Cette rubrique entend vous proposer une sélection éclectique d’ouvrages dans le champ des sciences humaines. Vous y trouverez de la psychologie autant que de la sociologie et de la philosophie. Si nous sommes le plus souvent de bonne humeur, il nous arrivera également de laisser échapper un ouvrage traitant d’économie, voire de physique.
Quatre ouvrages vous serons proposés chaque mois.
Ce mois-ci, nous traiterons deux thèmes. Le travail et l’erreur cognitive. Le premier est abordé à travers deux ouvrages étonnamment complémentaires et publiés presque en même temps. Les auteurs traitent de la différence entre travail manuel et travail intellectuel, donc de la nature et du sens du travail. L’ouvrage de Crawford est plus philosophique, celui de Sennett plus historique et sociologique.
Le thème de l’erreur est présenté à travers les travaux de Kahneman et de Bronner. S’il est question de l’erreur, il faut voir poindre à l’horizon le concept de rationalité, puisque l’erreur cognitive pourrait remettre en cause notre conception d’un individu rationnel.
Bibliographie :
« Faire, c’est penser. » | R. Sennett, p. 397
Matthew Crawford, Shop Class as Soulcraft : An Inquiry Into the Value of Work, Penguin Press, 2009
(fr. Eloge du carburateur : Essai sur le sens et la valeur du travail, La Découverte, 2010)

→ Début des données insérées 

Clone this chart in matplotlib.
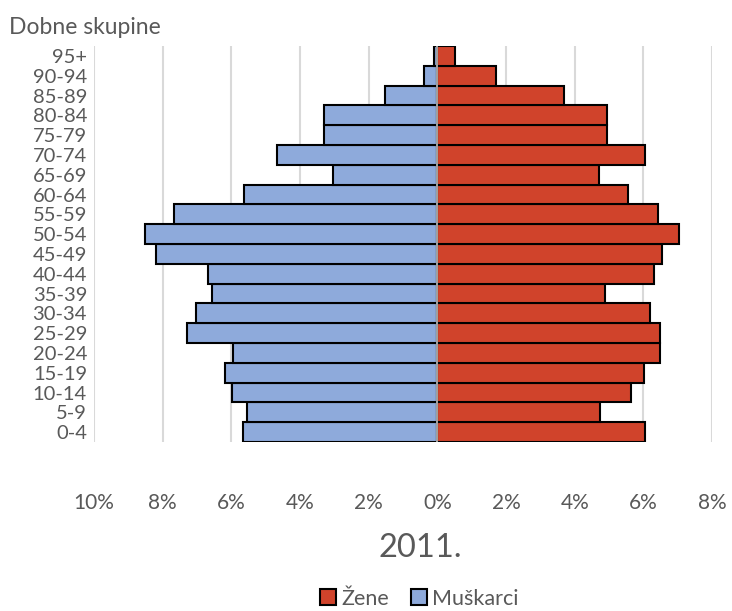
import matplotlib
matplotlib.use("Agg")
import matplotlib.pyplot as plt
from matplotlib.patches import Patch

plt.rcParams['font.family'] = ['Lato', 'DejaVu Sans']

groups = ['0-4', '5-9', '10-14', '15-19', '20-24', '25-29', '30-34', '35-39',
          '40-44', '45-49', '50-54', '55-59', '60-64', '65-69', '70-74',
          '75-79', '80-84', '85-89', '90-94', '95+']
# postotci, od 0-4 prema 95+
muskarci = [5.66, 5.54, 5.98, 6.17, 5.94, 7.29, 7.03, 6.56, 6.69, 8.20,
            8.50, 7.67, 5.64, 3.04, 4.67, 3.30, 3.30, 1.53, 0.39, 0.10]
zene = [6.05, 4.75, 5.64, 6.01, 6.48, 6.48, 6.20, 4.88, 6.30, 6.53,
        7.04, 6.43, 5.54, 4.71, 6.05, 4.94, 4.94, 3.70, 1.70, 0.52]
xticks = [-10, -8, -6, -4, -2, 0, 2, 4, 6, 8]

red = '#D0432B'
blue = '#8EAADB'
grey = '#595959'

fig = plt.figure(figsize=(7.32, 6.11), dpi=100)
ax = fig.add_axes([0.1284, 0.2766, 0.8443, 0.648])

y = range(len(groups))
ax.barh(y, [-m for m in muskarci], height=1.0, color=blue, edgecolor='black',
        linewidth=1.5, zorder=2)
ax.barh(y, zene, height=1.0, color=red, edgecolor='black', linewidth=1.5, zorder=2)
ax.axvline(0, color='#BFBFBF', linewidth=1.2, zorder=3)

ax.set_xlim(-10, 8)
ax.set_ylim(-0.5, len(groups) - 0.5)
ax.set_xticks(xticks)
ax.set_xticklabels([f'{abs(t)}%' for t in xticks])
ax.set_yticks(list(y))
ax.set_yticklabels(groups)
ax.grid(axis='x', color='#D9D9D9', linewidth=1.5, zorder=0)
ax.set_axisbelow(True)
for s in ax.spines.values():
    s.set_visible(False)
ax.tick_params(axis='x', length=0, pad=37, labelsize=15, labelcolor=grey)
ax.tick_params(axis='y', length=0, pad=5, labelsize=14.5, labelcolor=grey)

fig.text(0.012, 0.955, 'Dobne skupine', fontsize=16.5, color=grey, ha='left', va='center')
fig.text(0.574, 0.103, '2011.', fontsize=23.5, color=grey, ha='center', va='center')

handles = [Patch(facecolor=red, edgecolor='black', linewidth=1.5, label='Žene'),
           Patch(facecolor=blue, edgecolor='black', linewidth=1.5, label='Muškarci')]
leg = fig.legend(handles=handles, loc='center', bbox_to_anchor=(0.573, 0.02),
                 ncol=2, frameon=False, fontsize=15.5, handlelength=0.75,
                 handleheight=0.75, handletextpad=0.25, columnspacing=1.0)
for t in leg.get_texts():
    t.set_color(grey)

fig.savefig('out.png', dpi=100)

Crawford mène une réflexion sous la forme du témoignage. Après de brillantes études de philosophie, il est engagé dans un think tank de Washington qu’il quitte 5 mois plus tard pour ouvrir un atelier de réparation de moto. S’il n’a pas abandonné la philosophie, puisqu’il enseigne à l’université de Richmond, il se réalise dans l’activité manuelle et propose une réflexion sur la distinction qui s’est opérée entre travail manuel et travail intellectuel, au détriment du premier. Son propos est une réhabilitation du travail manuel, tant éthique qu’économique.
Richard Sennett, Ce que sait la main. La culture de l’artisanat, Albin Michel, 2010
Le thème est le même, à savoir la distinction entre travail manuel et travail intellectuel. Le propos est néanmoins présenté sous une forme plus rigoureuse que l’essai de Crawford, avec une revue historique et sociologique de l’artisanat. En tant qu’ancien élève d’Hannah Arendt, Sennett reprend le terme animal laborans pour le réhabiliter. L’animal humain qui travaille n’est ni abruti ni aliéné par sa tâche, au contraire, elle est une condition centrale de l’expérience sociale et de la constitution du soi.

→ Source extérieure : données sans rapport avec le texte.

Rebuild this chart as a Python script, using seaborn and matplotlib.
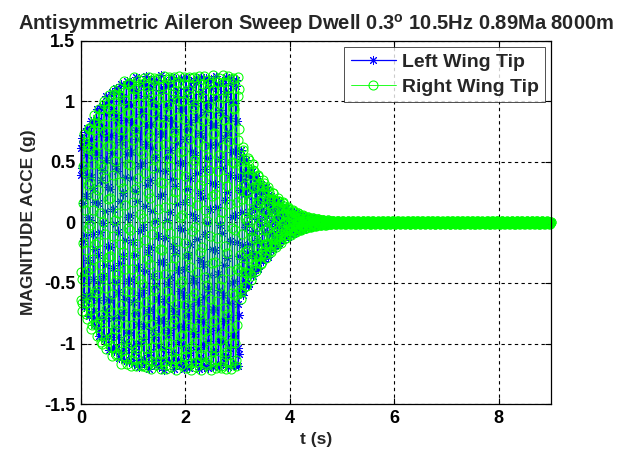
import numpy as np
import pandas as pd
import matplotlib
matplotlib.use("Agg")
import matplotlib.pyplot as plt
import seaborn as sns

# Test condition (from the title): 10.5 Hz aileron dwell, record length 9 s
FREQ_HZ = 10.5
SAMPLE_DT = 0.006993
T_END = 9.0

# Peak acceleration (g) of each oscillation cycle, cycle k spans [k/f, (k+1)/f)
left_cycle_peaks = [
    0.70, 0.79, 0.85, 0.94, 0.98, 1.05, 1.08, 1.13, 1.14, 1.18, 1.17,
    1.20, 1.18, 1.21, 1.19, 1.20, 1.22, 1.18, 1.21, 1.19, 1.22, 1.20,
    1.18, 1.21, 1.20, 1.22, 1.19, 1.21, 1.18, 1.20, 1.21, 1.19,
    0.60, 0.53, 0.44, 0.39, 0.32, 0.29, 0.22, 0.19, 0.15, 0.12,
    0.095, 0.075, 0.060, 0.045, 0.035, 0.028, 0.022, 0.017, 0.013, 0.010,
]
right_cycle_peaks = [
    0.73, 0.80, 0.89, 0.94, 1.02, 1.05, 1.11, 1.12, 1.17, 1.18, 1.20,
    1.19, 1.21, 1.20, 1.22, 1.20, 1.21, 1.23, 1.20, 1.22, 1.21, 1.20,
    1.23, 1.21, 1.22, 1.20, 1.22, 1.21, 1.23, 1.21, 1.22, 1.20,
    0.63, 0.54, 0.48, 0.40, 0.35, 0.29, 0.25, 0.20, 0.17, 0.13,
    0.10, 0.080, 0.062, 0.048, 0.037, 0.029, 0.023, 0.018, 0.014, 0.011,
]
# residual level once the response has died out
left_tail_peak = 0.008
right_tail_peak = 0.010

series_names = ["Left Wing Tip", "Right Wing Tip"]
x_ticks = [0, 2, 4, 6, 8]
y_ticks = [-1.5, -1, -0.5, 0, 0.5, 1, 1.5]
y_tick_labels = ["-1.5", "-1", "-0.5", "0", "0.5", "1", "1.5"]


def wing_response(t, peaks, tail, sign):
    cycle = np.floor(t * FREQ_HZ).astype(int)
    amp = np.array([peaks[c] if c < len(peaks) else tail for c in cycle])
    return sign * amp * np.sin(2 * np.pi * FREQ_HZ * t + 0.6)


t = np.arange(0, T_END + SAMPLE_DT / 2, SAMPLE_DT)
df = pd.DataFrame({
    "t": t,
    "left": wing_response(t, left_cycle_peaks, left_tail_peak, 1.0),
    "right": wing_response(t, right_cycle_peaks, right_tail_peak, -1.0),
})

sns.set_style("white")
plt.rcParams["font.family"] = ["Liberation Sans", "DejaVu Sans"]
plt.rcParams["font.weight"] = "bold"
plt.rcParams["mathtext.fontset"] = "custom"
plt.rcParams["mathtext.rm"] = "Liberation Sans:bold"
plt.rcParams["mathtext.bf"] = "Liberation Sans:bold"

fig = plt.figure(figsize=(6.22, 4.54), dpi=100)
ax = fig.add_axes([0.130, 0.110, 0.756, 0.800])

sns.lineplot(data=df, x="t", y="left", ax=ax, color=(0, 0, 1),
             linewidth=0.9, marker=(8, 2, 0), markersize=6.5,
             markeredgecolor=(0, 0, 1), markeredgewidth=0.7,
             estimator=None, sort=False, label=series_names[0])
sns.lineplot(data=df, x="t", y="right", ax=ax, color=(0, 1, 0),
             linewidth=0.6, marker="o", markersize=6.5,
             markerfacecolor="none", markeredgecolor=(0, 1, 0),
             markeredgewidth=0.75,
             estimator=None, sort=False, label=series_names[1])
for ln in ax.lines:
    ln.set_clip_on(False)

ax.set_xlim(0, 9)
ax.set_ylim(-1.5, 1.5)
ax.set_xticks(x_ticks)
ax.set_xticklabels([str(v) for v in x_ticks])
ax.set_yticks(y_ticks)
ax.set_yticklabels(y_tick_labels)
ax.tick_params(direction="in", length=4, width=0.8, colors="black",
               labelsize=13, pad=4, top=True, right=True,
               bottom=True, left=True)
for lab in ax.get_xticklabels() + ax.get_yticklabels():
    lab.set_fontweight("bold")

ax.grid(True, color="black", linestyle=(0, (3, 3)), linewidth=0.8)
for sp in ax.spines.values():
    sp.set_visible(True)
    sp.set_color("black")
    sp.set_linewidth(0.9)

ax.set_xlabel("t (s)", fontsize=12.5, fontweight="bold", labelpad=4)
ax.set_ylabel("MAGNITUDE ACCE (g)", fontsize=12.5, fontweight="bold", labelpad=6)
ax.set_title(r"Antisymmetric Aileron Sweep Dwell 0.3$^{\mathrm{o}}$ 10.5Hz 0.89Ma 8000m",
             fontsize=14.5, fontweight="bold", pad=8)

leg = ax.legend(loc="upper right", fontsize=14, frameon=True, fancybox=False,
                borderaxespad=0.3, handlelength=2.3, handletextpad=0.3,
                borderpad=0.35, labelspacing=0.35)
leg.get_frame().set_edgecolor("black")
leg.get_frame().set_linewidth(0.6)
for txt in leg.get_texts():
    txt.set_fontweight("bold")

fig.savefig("out.png", dpi=100, facecolor="white")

Daniel Kahneman, Thinking, fast and slow, Farrar, Straus & Giroux, 2011
(fr. Système 1, Système 2. Les deux vitesses de la pensée, Flammarion, 2011)
En distinguant au sein d’un même individu une pensée rapide, intuitive et émotionnelle d’une pensée plus lente, réfléchie et logique, Kahneman explore les défauts de la pensée rapide, c’est-à-dire de l’intuition, sans pour autant priver l’acteur de rationalité (ce qui lui a été reproché, notamment par Bronner). L’auteur mène dans ce livre une cartographie des différentes erreurs plus ou moins universelles qu’il appelle biais cognitifs et discute de leur influence sur la rationalité.
Gérald Bronner, L’empire de l’erreur, PUF, 2007
Bronner prend le contrepied des interprétations psychologiques. Les biais cognitifs ne sont ni génétiques ni innés, mais développés. Ni irrationnels ni inutiles, mais fonctionnels. Les biais cognitifs sont le fruit d’une sélection plus ou moins consciente de la part de l’individu selon leur efficacité, ils reposent sur l’expérience. De fait, l’empire de l’erreur, constitué par les limites de notre rationalité, ne remet pas en cause cette rationalité.
Conseils de lecture :
L’ouvrage de Crawford est le plus abordable et son ton léger n’affecte en rien la qualité du propos. Celui de Sennett est à mon avis plus difficile d’accès car plus technique. Dans une optique de recherche, il est néanmoins plus satisfaisant puisqu’il traite le sujet avec moins d’approximations et en l’approfondissant réellement.
Quant à l’erreur, le livre de Bronner est un modèle de clarté, chaque chapitre et sous-chapitre est précédé d’un court résumé et l’auteur est très pédagogue, bien que le contenu soit très technique, les exemples sont nombreux et illustrent bien le propos. L’ouvrage de Kahneman est plus volumineux mais tout aussi bien écrit et illustré, une lecture non linéaire est également possible. Si d’aventure la taille vous décourageait, vous pouvez vous diriger vers l’article que Kahneman a publié avec Amos Tversky en 1974, « Judgment under Uncertainty: Heuristics and Biases » (in Science, New Series, Vol. 185, No. 4157. (Sep. 27, 1974), pp. 1124-1131.).